Set, this your brother is this one here, Osiris, who is made to endure and to live, that he may punish you!
Thoth, this your brother is this one here, Osiris, who is made to endure and to live, that he may punish you!
Goddesses linked with Thoth
There are several Goddesses linked with Thoth, most notably Isis, with the help of Thoth she is able to resurrect Osiris long enough for her to oncieve Horus (the Yonger). Later when she is hiding in the Delta papyrus swamps, one of the seven scorpion helpers of Isis, either through malice or clumsiness stings Horus, in her grief she causes the sky barque of the sun god to stop, and refuses to let it go again until her son is cured. Once again Thoth comes to the rescue. It was Thoth who brought Tefnut, who left Egypt for Nubia in a sulk after an argument with her father, back to heaven to be reuinted with Ra.
There is also Seshat (Sashet, Sesheta), meaning 'female scribe', was seen as the goddess of writing, historical records, accounting and mathematics, measurement and architecture to the ancient Egyptians. She was depicted as a woman wearing a panther-skin dress (the garb of the funerary stm priests) and a headdress that was also her hieroglyph, which may represent either a stylized flower or seven pointed star on a standard that is beneath a set of down-turned horns. (The horns may have originally been a crescent, linking Seshat to the moon and hence to her spouse, the moon god of writing and knowledge, Thoth.)

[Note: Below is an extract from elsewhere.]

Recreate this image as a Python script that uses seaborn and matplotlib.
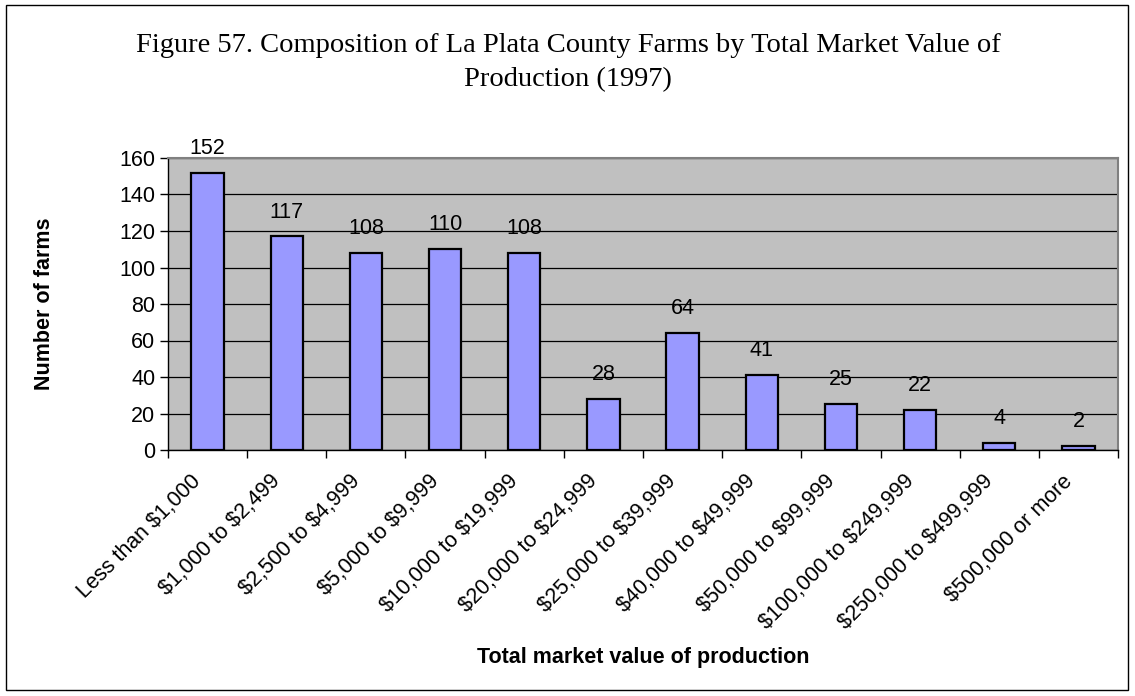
import matplotlib
matplotlib.use("Agg")
import matplotlib.pyplot as plt
import matplotlib.transforms as mtrans
import seaborn as sns
import pandas as pd
from matplotlib.patches import Rectangle

categories = ["Less than $1,000", "$1,000 to $2,499", "$2,500 to $4,999", "$5,000 to $9,999",
              "$10,000 to $19,999", "$20,000 to $24,999", "$25,000 to $39,999", "$40,000 to $49,999",
              "$50,000 to $99,999", "$100,000 to $249,999", "$250,000 to $499,999", "$500,000 or more"]
farms = [152, 117, 108, 110, 108, 28, 64, 41, 25, 22, 4, 2]
yticks = [0, 20, 40, 60, 80, 100, 120, 140, 160]

sns.set_theme(style="white")
plt.rcParams['font.family'] = ['Liberation Sans', 'DejaVu Sans']
plt.rcParams['text.parse_math'] = False
plt.rcParams['text.color'] = 'black'
plt.rcParams['axes.labelcolor'] = 'black'
plt.rcParams['xtick.color'] = 'black'
plt.rcParams['ytick.color'] = 'black'

df = pd.DataFrame({"cat": categories, "farms": farms})

FS = 15.5
fig = plt.figure(figsize=(11.35, 6.96), dpi=100)
ax = fig.add_axes([168/1135, 1-450/696, (1118-168)/1135, (450-158)/696])
sns.barplot(data=df, x="cat", y="farms", color="#9999FF", saturation=1, width=0.41,
            edgecolor="black", linewidth=1.6, ax=ax, zorder=3)
ax.set_facecolor("#C0C0C0")
ax.set_ylim(0, 160)
ax.set_xlim(-0.5, len(categories) - 0.5)
ax.set_yticks(yticks)
ax.yaxis.grid(True, color="black", linewidth=0.9, zorder=0)
ax.set_axisbelow(True)
for s in ["top", "right"]:
    ax.spines[s].set_color("#808080")
    ax.spines[s].set_linewidth(1.5)
for s in ["left", "bottom"]:
    ax.spines[s].set_color("black")
    ax.spines[s].set_linewidth(1.0)
ax.set_xticks([i - 0.5 for i in range(len(categories) + 1)], minor=True)
ax.tick_params(axis="x", which="minor", length=6, width=1, color="black", direction="out", bottom=True)
ax.tick_params(axis="x", which="major", length=0, labelsize=FS, pad=15, labelcolor="black")
ax.tick_params(axis="y", which="major", length=6, width=1, color="black", direction="out", left=True,
               labelsize=FS, pad=3, labelcolor="black")
ax.set_xticks(range(len(categories)))
ax.set_xticklabels(categories, rotation=45, ha="right", va="top")
for t in ax.get_xticklabels():
    t.set_transform(t.get_transform() + mtrans.ScaledTranslation(-0.02, 0, fig.dpi_scale_trans))

for i, v in enumerate(farms):
    ax.annotate(str(v), (i, v), xytext=(0, 10), textcoords="offset points",
                ha="center", va="bottom", fontsize=FS, color="black")

ax.set_xlabel("Total market value of production", fontsize=FS, fontweight="bold", color="black")
ax.set_ylabel("Number of farms", fontsize=FS, fontweight="bold", color="black")
ax.xaxis.label.set_va("center")
ax.yaxis.label.set_va("center")
ax.xaxis.set_label_coords(0.5, -207/292)
ax.yaxis.set_label_coords((45-168)/950, 0.5)

fig.text(568/1135, 1-45/696, "Figure 57. Composition of La Plata County Farms by Total Market Value of",
         ha="center", va="center", fontsize=20.5, family="Liberation Serif", color="black")
fig.text(568/1135, 1-80/696, "Production (1997)",
         ha="center", va="center", fontsize=20.5, family="Liberation Serif", color="black")

fig.patches.append(Rectangle((6/1135, 1-690/696), 1122/1135, 685/696, transform=fig.transFigure,
                             fill=False, edgecolor="black", linewidth=1))
fig.savefig("out.png", dpi=100, facecolor="white")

He was associated by the Egyptians with speech, literature, arts, learning. He, too, was a measurer and recorder of time, as was Seshat. Believed to be the author of the spells in the Book of the Dead, he was a helper (and punisher) of the deceased as they try to enter the underworld. In this role, his wife was Ma'at, the personification of order, who was weighed against the heart of the dead to see if they followed ma'at during their life.
He could also be equated as the Logos (Word) of God in similiar role that Jesus would later come to represent. He is also associated with magic and Heka, the magical powers of Thoth were so great, that the Egyptians had tales of a 'Book of Thoth', which would allow a person who read the sacred book to become the most powerful magician in the world. The Book which "the god of wisdom wrote with his own hand" was, though, a deadly book that brought nothing but pain and tragedy to those that read it, despite finding out about the "secrets of the gods themselves" and "all that is hidden in the stars". The book of Thoth is supposed to be hidden in the Hall of Records which Edgar Cayce thought was beneath the Sphinx.
Thoth as Creator
Thoth's centre of worshiped was at Khmunu (Hermopolis) in Upper Egypt, where he was the creator god, in Ibis form, who laid the World Egg. The sound of his song was thought to have created four frog gods and snake goddesses who continued Thoth's song, helping the sun journey across the sky.
Titles of Thoth
He was the 'One who Made Calculations Concerning the Heavens, the Stars and the Earth', the 'Reckoner of Times and of Seasons', the one who 'Measured out the Heavens and Planned the Earth'. He was 'He who Balances', the 'God of the Equilibrium' and 'Master of the Balance'. 'The Lord of the Divine Body', 'Scribe of the Company of the Gods', the 'Voice of Ra', the 'Author of Every Work on Every Branch of Knowledge, Both Human and Divine', he who understood 'all that is hidden under the heavenly vault'. Thoth was not just a scribe and friend to the gods, but central to order - ma'at - both in Egypt and in the Duat. He was 'He who Reckons the Heavens, the Counter of the Stars and the Measurer of the Earth'.